Sunday, November 28, 2004

Walking with women through Koramangala

Walking with women through Koramangala
Times of India

We want roads, screamed one; No more potholes, squealed another. Down with the government, all chorused; and waved flags and banners, as we marched in twos and threes across broken pavements and potholed roads.

We live in a suburb of Bangalore called Koramangala. Some 25 years ago when we first visited this suburb, it was not even considered part of namma Bangalore. Koramangala and similar suburbs were creations of a government agency called the BDA, or Bangalore Development Corporation, an oxymoronic title. Most of the proceeds of BDA’s development went into the pockets of bureaucrats and politicians. When by grievous mistake an honest bureaucrat (since there are no species known as honest politicians) stumbled into BDA, he would be swiftly shunted to the Minorities Commission or some such posting in the boondocks.

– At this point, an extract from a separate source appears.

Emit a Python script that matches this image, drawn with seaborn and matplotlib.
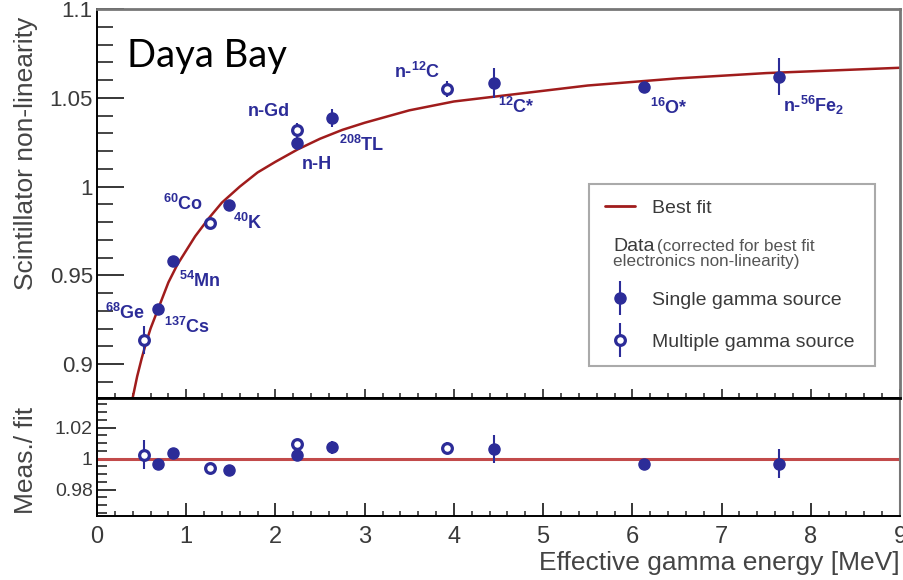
import matplotlib
matplotlib.use('Agg')
import matplotlib.pyplot as plt
import seaborn as sns
from matplotlib.lines import Line2D
from matplotlib.legend_handler import HandlerErrorbar
from matplotlib.ticker import MultipleLocator, FixedLocator, FixedFormatter

# ---------------- data ----------------
fit_energy = [0.40, 0.45, 0.50, 0.55, 0.60, 0.70, 0.80, 0.90, 1.00, 1.10, 1.25,
              1.40, 1.60, 1.80, 2.00, 2.25, 2.50, 2.75, 3.00, 3.50, 4.00, 4.50,
              5.00, 5.50, 6.00, 6.50, 7.00, 7.50, 8.00, 8.50, 9.00]
fit_nl = [0.881, 0.893, 0.903, 0.912, 0.920, 0.933, 0.946, 0.956, 0.964, 0.972, 0.982,
          0.991, 1.000, 1.008, 1.014, 1.021, 1.027, 1.032, 1.036, 1.043, 1.048, 1.051,
          1.054, 1.057, 1.059, 1.061, 1.0625, 1.064, 1.065, 1.066, 1.067]

energy_single = [0.687, 0.855, 1.483, 2.24, 2.63, 4.45, 6.13, 7.64]
nl_single = [0.9308, 0.9581, 0.9897, 1.0244, 1.0385, 1.0582, 1.0563, 1.0620]
err_single = [0.003, 0.002, 0.003, 0.004, 0.005, 0.0085, 0.002, 0.0105]
ratio_single = [0.9966, 1.0037, 0.9927, 1.0021, 1.0073, 1.0065, 0.9968, 0.9968]
ratio_err_single = [0.003, 0.002, 0.003, 0.003, 0.004, 0.009, 0.002, 0.0095]

energy_multi = [0.53, 1.267, 2.24, 3.92]
nl_multi = [0.9135, 0.9797, 1.0319, 1.0548]
err_multi = [0.008, 0.002, 0.004, 0.0045]
ratio_multi = [1.0026, 0.9940, 1.0095, 1.0069]
ratio_err_multi = [0.0095, 0.002, 0.003, 0.004]

ratio_ref = 1.0

source_labels = [r'$^{68}$Ge', r'$^{137}$Cs', r'$^{54}$Mn', r'$^{60}$Co', r'$^{40}$K',
                 'n-Gd', 'n-H', r'$^{208}$TL', r'n-$^{12}$C', r'$^{12}$C*',
                 r'$^{16}$O*', r'n-$^{56}$Fe$_{2}$']
label_x = [0.314, 1.009, 1.155, 0.964, 1.692, 1.928, 2.466, 2.970, 3.587, 4.696, 6.411, 8.036]
label_y = [0.9290, 0.9208, 0.9468, 0.9902, 0.9795, 1.0426, 1.0122, 1.0235, 1.0646,
           1.0449, 1.0443, 1.0455]

top_yticks = [0.9, 0.95, 1.0, 1.05, 1.1]
top_yticklabels = ['0.9', '0.95', '1', '1.05', '1.1']
bot_yticks = [0.98, 1.0, 1.02]
bot_yticklabels = ['0.98', '1', '1.02']
xticks = [0, 1, 2, 3, 4, 5, 6, 7, 8, 9]
xticklabels = ['0', '1', '2', '3', '4', '5', '6', '7', '8', '9']

# ---------------- style ----------------
sns.set_style('white')
plt.rcParams['font.family'] = ['Liberation Sans', 'DejaVu Sans']
plt.rcParams['mathtext.fontset'] = 'custom'
plt.rcParams['mathtext.rm'] = 'Liberation Sans:bold'
plt.rcParams['mathtext.it'] = 'Liberation Sans:bold'
plt.rcParams['mathtext.bf'] = 'Liberation Sans:bold'
plt.rcParams['mathtext.default'] = 'rm'

BLUE = '#2c2c98'
RED = '#a01c1c'
RATIO_RED = '#c24a4a'
GREY_TXT = '#3a3a3a'
LIGHT_TXT = '#555555'

fig = plt.figure(figsize=(9.04, 5.8), dpi=100)
ax1 = fig.add_axes([0.1073, 0.3133, 0.8883, 0.6708])
ax2 = fig.add_axes([0.1073, 0.1103, 0.8883, 0.2030])

# ---------------- upper panel ----------------
sns.lineplot(x=fit_energy, y=fit_nl, ax=ax1, color=RED, lw=1.8, legend=False, zorder=2)

e_single = ax1.errorbar(energy_single, nl_single, yerr=err_single, fmt='o', ms=8,
                        color=BLUE, mec=BLUE, ecolor=BLUE, elinewidth=1.5, capsize=0, zorder=4)
e_multi = ax1.errorbar(energy_multi, nl_multi, yerr=err_multi, fmt='o', ms=7,
                       mfc='white', mec=BLUE, mew=2.3, ecolor=BLUE, elinewidth=1.5,
                       capsize=0, zorder=4)

for txt, lx, ly in zip(source_labels, label_x, label_y):
    ax1.text(lx, ly, txt, ha='center', va='center', fontsize=13, fontweight='bold',
             color=BLUE, zorder=5)

ax1.text(0.0374, 0.8525, 'Daya Bay', transform=ax1.transAxes, fontsize=27.5,
         family=['Lato', 'DejaVu Sans'], va='baseline', ha='left', color='black')

ax1.set_xlim(0, 9)
ax1.set_ylim(0.8807, 1.1)
ax1.yaxis.set_major_locator(FixedLocator(top_yticks))
ax1.yaxis.set_major_formatter(FixedFormatter(top_yticklabels))
ax1.yaxis.set_minor_locator(MultipleLocator(0.01))
ax1.xaxis.set_major_locator(MultipleLocator(1))
ax1.xaxis.set_minor_locator(MultipleLocator(0.2))
ax1.tick_params(axis='y', which='major', direction='in', length=19.5, width=1.3,
                labelsize=16, labelcolor=GREY_TXT, pad=3, left=True, right=False)
ax1.tick_params(axis='y', which='minor', direction='in', length=11.5, width=1.2,
                left=True, right=False)
ax1.tick_params(axis='x', which='major', direction='in', length=6.5, width=1.2,
                labelbottom=False, bottom=True, top=False)
ax1.tick_params(axis='x', which='minor', direction='in', length=3.6, width=1.1,
                bottom=True, top=False)
ax1.set_xlabel('')
ax1.set_ylabel('Scintillator non-linearity', fontsize=19, color='#444444')
ax1.yaxis.set_label_coords(-0.089, 0.629)
ax1.yaxis.label.set_va('center')

for side in ['left', 'bottom']:
    ax1.spines[side].set_color('black')
    ax1.spines[side].set_linewidth(1.4)
for side in ['top', 'right']:
    ax1.spines[side].set_color('#777777')
    ax1.spines[side].set_linewidth(2.0)

# legend
handles = [Line2D([], [], color=RED, lw=2), Line2D([], [], alpha=0), e_single, e_multi]
labels = ['Best fit', ' ', 'Single gamma source', 'Multiple gamma source']
leg = ax1.legend(handles, labels, loc='upper left', bbox_to_anchor=(0.613, 0.077, 0.356, 0.474),
                 mode='expand', borderaxespad=0, fontsize=14, handlelength=1.55,
                 handletextpad=0.9, borderpad=0.8, labelspacing=1.245, frameon=True,
                 fancybox=False, edgecolor='#aaaaaa', framealpha=1,
                 handler_map={type(e_single): HandlerErrorbar(xerr_size=0.5, yerr_size=0.87)})
leg.get_frame().set_linewidth(1.5)
for t in leg.get_texts():
    t.set_color(GREY_TXT)
leg.get_texts()[1].set_fontsize(20)
leg.set_zorder(6)

ax1.text(0.6426, 0.3793, 'Data', transform=ax1.transAxes, fontsize=14, va='baseline',
         color=GREY_TXT, zorder=7)
ax1.text(0.697, 0.3793, '(corrected for best fit', transform=ax1.transAxes, fontsize=12.3,
         va='baseline', color=LIGHT_TXT, zorder=7)
ax1.text(0.6426, 0.340, 'electronics non-linearity)', transform=ax1.transAxes, fontsize=12.3,
         va='baseline', color=LIGHT_TXT, zorder=7)

# ---------------- lower panel ----------------
ax2.axhline(ratio_ref, color=RATIO_RED, lw=2.2, zorder=2)
ax2.errorbar(energy_single, ratio_single, yerr=ratio_err_single, fmt='o', ms=8,
             color=BLUE, mec=BLUE, ecolor=BLUE, elinewidth=1.5, capsize=0, zorder=4)
ax2.errorbar(energy_multi, ratio_multi, yerr=ratio_err_multi, fmt='o', ms=7,
             mfc='white', mec=BLUE, mew=2.3, ecolor=BLUE, elinewidth=1.5, capsize=0, zorder=4)

ax2.set_xlim(0, 9)
ax2.set_ylim(0.963, 1.039)
ax2.yaxis.set_major_locator(FixedLocator(bot_yticks))
ax2.yaxis.set_major_formatter(FixedFormatter(bot_yticklabels))
ax2.yaxis.set_minor_locator(MultipleLocator(0.005))
ax2.xaxis.set_major_locator(FixedLocator(xticks))
ax2.xaxis.set_major_formatter(FixedFormatter(xticklabels))
ax2.xaxis.set_minor_locator(MultipleLocator(0.2))
ax2.tick_params(axis='y', which='major', direction='in', length=13.7, width=1.3,
                labelsize=14, labelcolor=GREY_TXT, pad=3, left=True, right=False)
ax2.tick_params(axis='y', which='minor', direction='in', length=7.2, width=1.2,
                left=True, right=False)
ax2.tick_params(axis='x', which='major', direction='in', length=9.4, width=1.3,
                labelsize=17, labelcolor=GREY_TXT, pad=7, bottom=True, top=False)
ax2.tick_params(axis='x', which='minor', direction='in', length=3.6, width=1.1,
                bottom=True, top=False)

ax2.set_ylabel('Meas./ fit', fontsize=19, color='#444444')
ax2.yaxis.set_label_coords(-0.089, 0.47)
ax2.yaxis.label.set_va('center')
ax2.set_xlabel('Effective gamma energy [MeV]', fontsize=19, color='#444444')
ax2.xaxis.set_label_coords(1.0, -0.40)
ax2.xaxis.label.set_ha('right')
ax2.xaxis.label.set_va('center')

for side in ['left', 'bottom', 'top']:
    ax2.spines[side].set_color('black')
    ax2.spines[side].set_linewidth(1.4)
ax2.spines['top'].set_linewidth(2.0)
ax2.spines['right'].set_color('#777777')
ax2.spines['right'].set_linewidth(1.5)

fig.savefig('out.png', dpi=100)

In the distant past, soon after Kempe Gowda erected his four pillars marking the boundaries of namma Bangalore, a community called Reddys bought up all the land outside these pillars. They farmed, raised cattle and children, multiplied and flourished in the salubrious clime of this great city. Fast forward to modern times, a group of smart politicians and their bureaucratic nannies decided that there was good money to be had by taking away all the land held by these Reddys in the name of the people and their government.

This became the preserve of the BDA; to notify, grab, acquire and sell Reddys’ land so that corrupt government functionaries and their cohorts get wealthy.

This land shark scheme with minor and major modifications has now successfully operated for over five decades in Bangalore, and has been now extended to other schemes of building highways and flyovers.

Once the land was sold to the public, the BDA washed its hands of the whole affair. To maintain the new layouts, as these developments were called, was the responsibility of the Corporation, whose keepers were better known for flying off to distant lands at the least provocation or without, than any capability to maintain assets. The Corporation, in turn, passed the buck on to alphabetical agencies that were supposed to provide power, water, good roads and so on to the general public.

The net result was chaos, compounded by perennially dug-up roads, erupting pavements, clogged drains and roads which as a local wag put it, were holes in the ground connected by strips of tar.

The worm had finally turned. Citizens of this suburb, who had meekly put up with all the shenanigans of BDA, Corporation, KSEB, BWSSB and many other selfserving government outfits all these years, are now revolting. So far, there have been more of threats than any physical action, which however may not be far off.

So I marched with the crowd, mostly women, holding a banner that said ‘Save Koramangala’. A kind lady offered to carry my banner for a while when my arms ached, and another pointed out when I was holding it upside down.

We felt uncomfortable most of the time, walking over pot holes and broken down pavements, and somewhat powerful when we blocked the traffic as we crossed the main roads. It was good activist fun that brought cheer to the soul.

I, for one, wanted to sit in the middle of the road and block the traffic, but the organiser said that I can only do that if Narayana Murthy joined us; since he was delivering a lecture in Tokyo he could not join our procession and help us sit in the middle of the road to block traffic as the IT guys do all the time. I have time on my hands; I shall wait and serve my turn.